# START OF Dataset content

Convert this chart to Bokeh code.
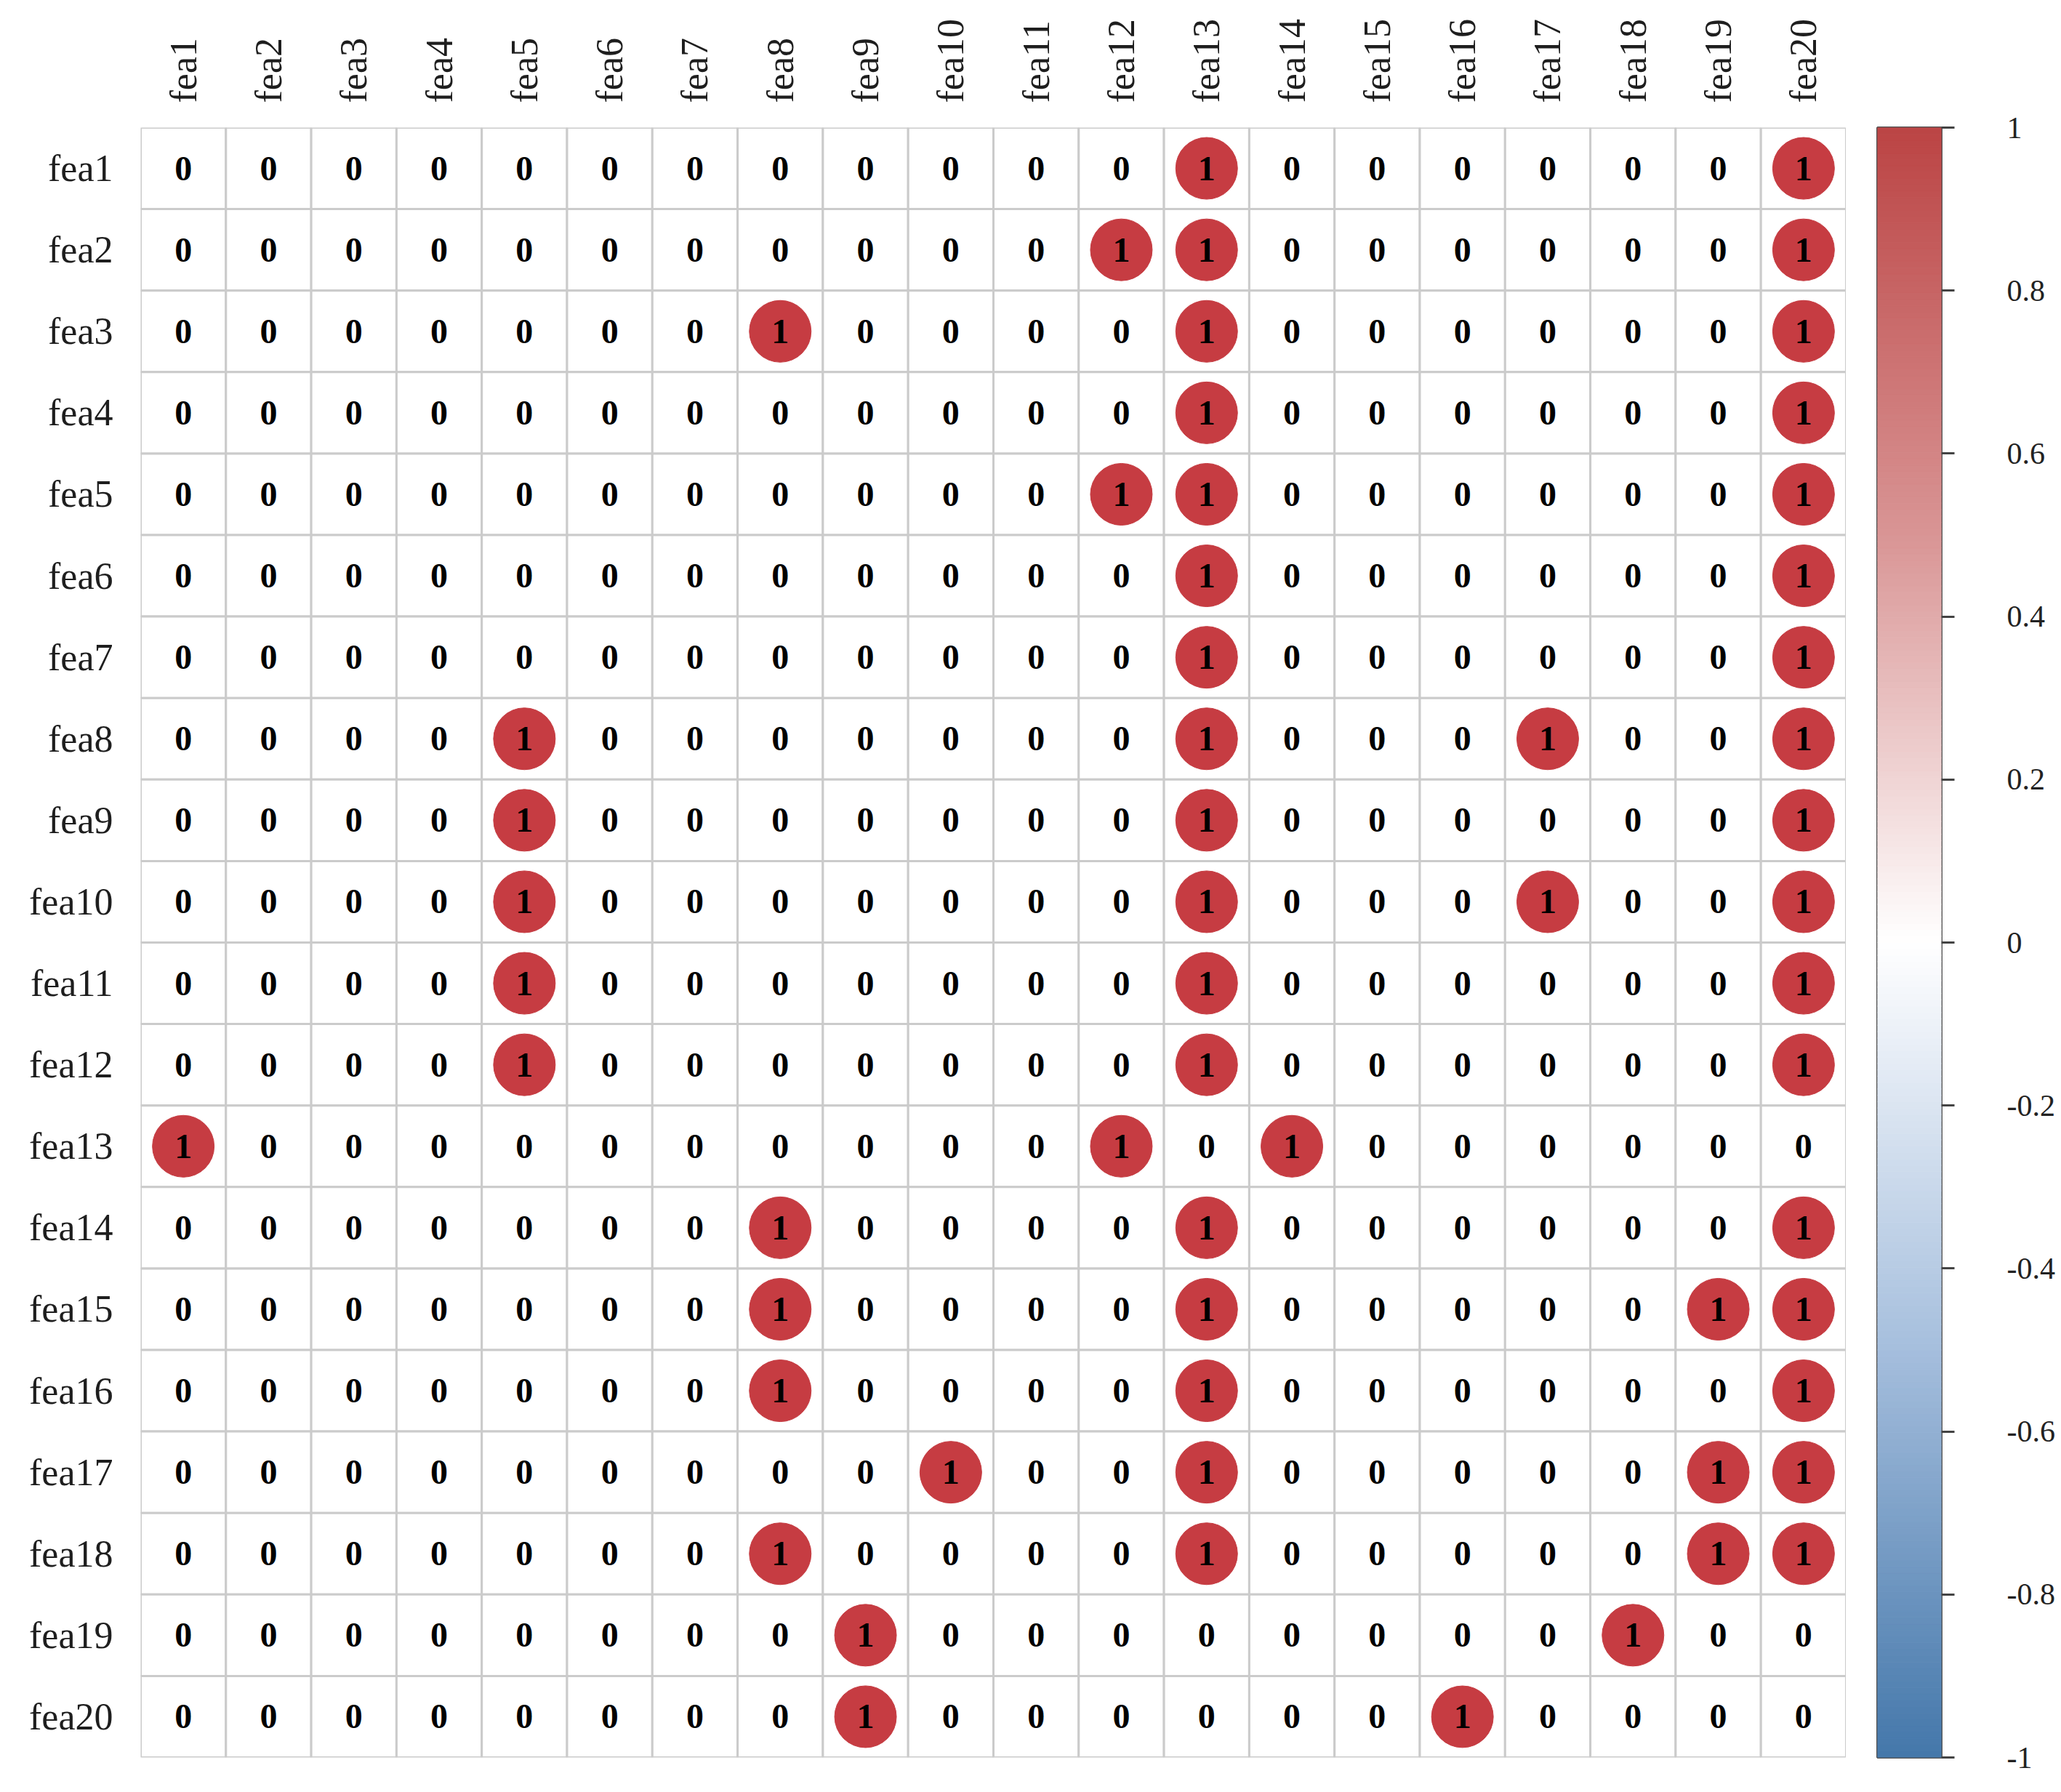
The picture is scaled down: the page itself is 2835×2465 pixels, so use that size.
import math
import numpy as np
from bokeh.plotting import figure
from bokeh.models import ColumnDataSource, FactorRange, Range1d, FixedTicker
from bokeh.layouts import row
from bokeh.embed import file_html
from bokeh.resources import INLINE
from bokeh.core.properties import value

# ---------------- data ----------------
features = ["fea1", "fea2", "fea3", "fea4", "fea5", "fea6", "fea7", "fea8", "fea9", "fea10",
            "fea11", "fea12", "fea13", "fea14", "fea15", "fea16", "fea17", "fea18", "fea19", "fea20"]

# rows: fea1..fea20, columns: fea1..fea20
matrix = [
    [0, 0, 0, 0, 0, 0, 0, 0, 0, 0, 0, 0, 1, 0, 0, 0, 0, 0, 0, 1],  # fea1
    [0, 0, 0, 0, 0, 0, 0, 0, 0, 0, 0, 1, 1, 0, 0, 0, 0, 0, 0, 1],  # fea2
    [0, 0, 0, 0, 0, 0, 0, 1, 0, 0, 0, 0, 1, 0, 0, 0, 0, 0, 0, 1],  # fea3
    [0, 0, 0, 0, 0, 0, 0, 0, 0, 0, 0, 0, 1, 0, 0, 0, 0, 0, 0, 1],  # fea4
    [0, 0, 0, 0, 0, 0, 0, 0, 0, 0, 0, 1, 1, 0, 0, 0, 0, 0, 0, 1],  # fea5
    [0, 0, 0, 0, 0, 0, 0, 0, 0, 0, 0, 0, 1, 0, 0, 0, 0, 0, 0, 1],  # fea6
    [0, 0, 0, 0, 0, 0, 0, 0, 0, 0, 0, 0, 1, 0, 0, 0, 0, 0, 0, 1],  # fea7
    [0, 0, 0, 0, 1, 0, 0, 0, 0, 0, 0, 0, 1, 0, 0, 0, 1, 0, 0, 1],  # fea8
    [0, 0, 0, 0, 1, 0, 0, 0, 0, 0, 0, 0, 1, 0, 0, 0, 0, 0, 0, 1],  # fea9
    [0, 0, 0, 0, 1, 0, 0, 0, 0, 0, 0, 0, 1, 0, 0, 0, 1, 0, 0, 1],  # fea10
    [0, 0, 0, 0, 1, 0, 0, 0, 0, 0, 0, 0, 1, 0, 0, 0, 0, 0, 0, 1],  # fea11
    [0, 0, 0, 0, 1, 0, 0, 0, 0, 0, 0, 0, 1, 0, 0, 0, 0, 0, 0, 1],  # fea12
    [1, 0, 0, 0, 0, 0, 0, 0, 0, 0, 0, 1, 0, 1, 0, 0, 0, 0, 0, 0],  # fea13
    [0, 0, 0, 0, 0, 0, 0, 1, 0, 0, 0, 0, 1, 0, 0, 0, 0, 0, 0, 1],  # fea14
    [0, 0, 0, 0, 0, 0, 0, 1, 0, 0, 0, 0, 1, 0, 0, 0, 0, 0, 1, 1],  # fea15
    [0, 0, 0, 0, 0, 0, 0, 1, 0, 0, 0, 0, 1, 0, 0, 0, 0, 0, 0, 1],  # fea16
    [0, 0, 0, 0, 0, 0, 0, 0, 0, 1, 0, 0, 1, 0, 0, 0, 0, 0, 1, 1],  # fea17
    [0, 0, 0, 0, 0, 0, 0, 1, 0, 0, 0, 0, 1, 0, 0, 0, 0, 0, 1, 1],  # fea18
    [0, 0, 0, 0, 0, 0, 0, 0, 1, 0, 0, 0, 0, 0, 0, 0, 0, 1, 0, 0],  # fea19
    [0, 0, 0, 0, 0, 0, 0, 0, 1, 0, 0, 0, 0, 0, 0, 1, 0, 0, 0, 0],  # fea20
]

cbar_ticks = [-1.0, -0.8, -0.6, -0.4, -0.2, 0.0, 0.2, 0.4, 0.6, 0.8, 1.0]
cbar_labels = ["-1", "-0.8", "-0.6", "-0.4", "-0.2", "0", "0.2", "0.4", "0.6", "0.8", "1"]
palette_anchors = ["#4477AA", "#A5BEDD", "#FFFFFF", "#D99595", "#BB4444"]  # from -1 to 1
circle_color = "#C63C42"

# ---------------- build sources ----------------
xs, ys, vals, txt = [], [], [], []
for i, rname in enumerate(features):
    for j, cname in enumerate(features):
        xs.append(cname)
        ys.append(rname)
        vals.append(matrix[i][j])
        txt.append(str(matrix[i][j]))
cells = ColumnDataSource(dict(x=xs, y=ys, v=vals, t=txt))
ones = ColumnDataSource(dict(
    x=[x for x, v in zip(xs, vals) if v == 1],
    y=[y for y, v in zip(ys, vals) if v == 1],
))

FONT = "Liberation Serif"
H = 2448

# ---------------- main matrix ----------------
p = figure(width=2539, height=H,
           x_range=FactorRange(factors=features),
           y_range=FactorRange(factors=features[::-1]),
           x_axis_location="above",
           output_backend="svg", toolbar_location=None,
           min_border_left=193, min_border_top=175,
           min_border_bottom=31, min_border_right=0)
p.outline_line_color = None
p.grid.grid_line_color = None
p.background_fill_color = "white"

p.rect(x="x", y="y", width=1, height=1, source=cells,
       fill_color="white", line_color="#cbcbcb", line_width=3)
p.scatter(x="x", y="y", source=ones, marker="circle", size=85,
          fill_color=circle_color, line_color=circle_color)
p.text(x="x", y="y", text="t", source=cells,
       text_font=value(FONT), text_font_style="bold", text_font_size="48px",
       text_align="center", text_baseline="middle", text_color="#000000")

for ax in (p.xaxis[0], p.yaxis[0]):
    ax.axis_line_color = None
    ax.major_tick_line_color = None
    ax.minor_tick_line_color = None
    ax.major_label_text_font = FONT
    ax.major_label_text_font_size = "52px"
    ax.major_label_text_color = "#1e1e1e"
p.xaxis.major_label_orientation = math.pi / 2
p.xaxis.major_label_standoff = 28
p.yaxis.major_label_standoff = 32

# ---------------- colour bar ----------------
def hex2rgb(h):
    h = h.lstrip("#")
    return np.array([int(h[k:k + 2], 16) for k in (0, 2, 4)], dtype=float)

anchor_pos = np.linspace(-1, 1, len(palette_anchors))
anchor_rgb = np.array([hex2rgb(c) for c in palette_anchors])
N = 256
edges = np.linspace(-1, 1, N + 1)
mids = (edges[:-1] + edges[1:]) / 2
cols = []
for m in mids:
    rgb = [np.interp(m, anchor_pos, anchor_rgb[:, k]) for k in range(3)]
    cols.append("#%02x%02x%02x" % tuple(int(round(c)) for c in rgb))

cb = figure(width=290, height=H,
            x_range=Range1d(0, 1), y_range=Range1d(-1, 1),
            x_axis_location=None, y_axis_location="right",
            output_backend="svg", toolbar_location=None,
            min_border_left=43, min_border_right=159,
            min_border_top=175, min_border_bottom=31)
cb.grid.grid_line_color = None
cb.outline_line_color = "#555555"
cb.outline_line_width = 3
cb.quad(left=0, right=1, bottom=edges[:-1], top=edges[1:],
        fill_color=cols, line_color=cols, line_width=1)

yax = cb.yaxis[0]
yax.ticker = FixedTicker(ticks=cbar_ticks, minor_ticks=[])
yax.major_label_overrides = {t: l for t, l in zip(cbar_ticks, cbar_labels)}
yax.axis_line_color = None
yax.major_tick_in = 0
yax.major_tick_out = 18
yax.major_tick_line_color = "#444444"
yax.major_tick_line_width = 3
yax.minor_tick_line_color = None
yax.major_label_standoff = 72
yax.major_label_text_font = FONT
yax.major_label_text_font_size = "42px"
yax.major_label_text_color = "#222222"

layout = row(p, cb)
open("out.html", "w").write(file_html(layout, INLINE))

# END OF Dataset content

• _Goal_
Images should not appear in the copy; retype the listing above exactly.

• _Answer to the problem_
Convert this chart to Bokeh code.
The picture is scaled down: the page itself is 2835×2465 pixels, so use that size.
import math
import numpy as np
from bokeh.plotting import figure
from bokeh.models import ColumnDataSource, FactorRange, Range1d, FixedTicker
from bokeh.layouts import row
from bokeh.embed import file_html
from bokeh.resources import INLINE
from bokeh.core.properties import value

# ---------------- data ----------------
features = ["fea1", "fea2", "fea3", "fea4", "fea5", "fea6", "fea7", "fea8", "fea9", "fea10",
            "fea11", "fea12", "fea13", "fea14", "fea15", "fea16", "fea17", "fea18", "fea19", "fea20"]

# rows: fea1..fea20, columns: fea1..fea20
matrix = [
    [0, 0, 0, 0, 0, 0, 0, 0, 0, 0, 0, 0, 1, 0, 0, 0, 0, 0, 0, 1],  # fea1
    [0, 0, 0, 0, 0, 0, 0, 0, 0, 0, 0, 1, 1, 0, 0, 0, 0, 0, 0, 1],  # fea2
    [0, 0, 0, 0, 0, 0, 0, 1, 0, 0, 0, 0, 1, 0, 0, 0, 0, 0, 0, 1],  # fea3
    [0, 0, 0, 0, 0, 0, 0, 0, 0, 0, 0, 0, 1, 0, 0, 0, 0, 0, 0, 1],  # fea4
    [0, 0, 0, 0, 0, 0, 0, 0, 0, 0, 0, 1, 1, 0, 0, 0, 0, 0, 0, 1],  # fea5
    [0, 0, 0, 0, 0, 0, 0, 0, 0, 0, 0, 0, 1, 0, 0, 0, 0, 0, 0, 1],  # fea6
    [0, 0, 0, 0, 0, 0, 0, 0, 0, 0, 0, 0, 1, 0, 0, 0, 0, 0, 0, 1],  # fea7
    [0, 0, 0, 0, 1, 0, 0, 0, 0, 0, 0, 0, 1, 0, 0, 0, 1, 0, 0, 1],  # fea8
    [0, 0, 0, 0, 1, 0, 0, 0, 0, 0, 0, 0, 1, 0, 0, 0, 0, 0, 0, 1],  # fea9
    [0, 0, 0, 0, 1, 0, 0, 0, 0, 0, 0, 0, 1, 0, 0, 0, 1, 0, 0, 1],  # fea10
    [0, 0, 0, 0, 1, 0, 0, 0, 0, 0, 0, 0, 1, 0, 0, 0, 0, 0, 0, 1],  # fea11
    [0, 0, 0, 0, 1, 0, 0, 0, 0, 0, 0, 0, 1, 0, 0, 0, 0, 0, 0, 1],  # fea12
    [1, 0, 0, 0, 0, 0, 0, 0, 0, 0, 0, 1, 0, 1, 0, 0, 0, 0, 0, 0],  # fea13
    [0, 0, 0, 0, 0, 0, 0, 1, 0, 0, 0, 0, 1, 0, 0, 0, 0, 0, 0, 1],  # fea14
    [0, 0, 0, 0, 0, 0, 0, 1, 0, 0, 0, 0, 1, 0, 0, 0, 0, 0, 1, 1],  # fea15
    [0, 0, 0, 0, 0, 0, 0, 1, 0, 0, 0, 0, 1, 0, 0, 0, 0, 0, 0, 1],  # fea16
    [0, 0, 0, 0, 0, 0, 0, 0, 0, 1, 0, 0, 1, 0, 0, 0, 0, 0, 1, 1],  # fea17
    [0, 0, 0, 0, 0, 0, 0, 1, 0, 0, 0, 0, 1, 0, 0, 0, 0, 0, 1, 1],  # fea18
    [0, 0, 0, 0, 0, 0, 0, 0, 1, 0, 0, 0, 0, 0, 0, 0, 0, 1, 0, 0],  # fea19
    [0, 0, 0, 0, 0, 0, 0, 0, 1, 0, 0, 0, 0, 0, 0, 1, 0, 0, 0, 0],  # fea20
]

cbar_ticks = [-1.0, -0.8, -0.6, -0.4, -0.2, 0.0, 0.2, 0.4, 0.6, 0.8, 1.0]
cbar_labels = ["-1", "-0.8", "-0.6", "-0.4", "-0.2", "0", "0.2", "0.4", "0.6", "0.8", "1"]
palette_anchors = ["#4477AA", "#A5BEDD", "#FFFFFF", "#D99595", "#BB4444"]  # from -1 to 1
circle_color = "#C63C42"

# ---------------- build sources ----------------
xs, ys, vals, txt = [], [], [], []
for i, rname in enumerate(features):
    for j, cname in enumerate(features):
        xs.append(cname)
        ys.append(rname)
        vals.append(matrix[i][j])
        txt.append(str(matrix[i][j]))
cells = ColumnDataSource(dict(x=xs, y=ys, v=vals, t=txt))
ones = ColumnDataSource(dict(
    x=[x for x, v in zip(xs, vals) if v == 1],
    y=[y for y, v in zip(ys, vals) if v == 1],
))

FONT = "Liberation Serif"
H = 2448

# ---------------- main matrix ----------------
p = figure(width=2539, height=H,
           x_range=FactorRange(factors=features),
           y_range=FactorRange(factors=features[::-1]),
           x_axis_location="above",
           output_backend="svg", toolbar_location=None,
           min_border_left=193, min_border_top=175,
           min_border_bottom=31, min_border_right=0)
p.outline_line_color = None
p.grid.grid_line_color = None
p.background_fill_color = "white"

p.rect(x="x", y="y", width=1, height=1, source=cells,
       fill_color="white", line_color="#cbcbcb", line_width=3)
p.scatter(x="x", y="y", source=ones, marker="circle", size=85,
          fill_color=circle_color, line_color=circle_color)
p.text(x="x", y="y", text="t", source=cells,
       text_font=value(FONT), text_font_style="bold", text_font_size="48px",
       text_align="center", text_baseline="middle", text_color="#000000")

for ax in (p.xaxis[0], p.yaxis[0]):
    ax.axis_line_color = None
    ax.major_tick_line_color = None
    ax.minor_tick_line_color = None
    ax.major_label_text_font = FONT
    ax.major_label_text_font_size = "52px"
    ax.major_label_text_color = "#1e1e1e"
p.xaxis.major_label_orientation = math.pi / 2
p.xaxis.major_label_standoff = 28
p.yaxis.major_label_standoff = 32

# ---------------- colour bar ----------------
def hex2rgb(h):
    h = h.lstrip("#")
    return np.array([int(h[k:k + 2], 16) for k in (0, 2, 4)], dtype=float)

anchor_pos = np.linspace(-1, 1, len(palette_anchors))
anchor_rgb = np.array([hex2rgb(c) for c in palette_anchors])
N = 256
edges = np.linspace(-1, 1, N + 1)
mids = (edges[:-1] + edges[1:]) / 2
cols = []
for m in mids:
    rgb = [np.interp(m, anchor_pos, anchor_rgb[:, k]) for k in range(3)]
    cols.append("#%02x%02x%02x" % tuple(int(round(c)) for c in rgb))

cb = figure(width=290, height=H,
            x_range=Range1d(0, 1), y_range=Range1d(-1, 1),
            x_axis_location=None, y_axis_location="right",
            output_backend="svg", toolbar_location=None,
            min_border_left=43, min_border_right=159,
            min_border_top=175, min_border_bottom=31)
cb.grid.grid_line_color = None
cb.outline_line_color = "#555555"
cb.outline_line_width = 3
cb.quad(left=0, right=1, bottom=edges[:-1], top=edges[1:],
        fill_color=cols, line_color=cols, line_width=1)

yax = cb.yaxis[0]
yax.ticker = FixedTicker(ticks=cbar_ticks, minor_ticks=[])
yax.major_label_overrides = {t: l for t, l in zip(cbar_ticks, cbar_labels)}
yax.axis_line_color = None
yax.major_tick_in = 0
yax.major_tick_out = 18
yax.major_tick_line_color = "#444444"
yax.major_tick_line_width = 3
yax.minor_tick_line_color = None
yax.major_label_standoff = 72
yax.major_label_text_font = FONT
yax.major_label_text_font_size = "42px"
yax.major_label_text_color = "#222222"

layout = row(p, cb)
open("out.html", "w").write(file_html(layout, INLINE))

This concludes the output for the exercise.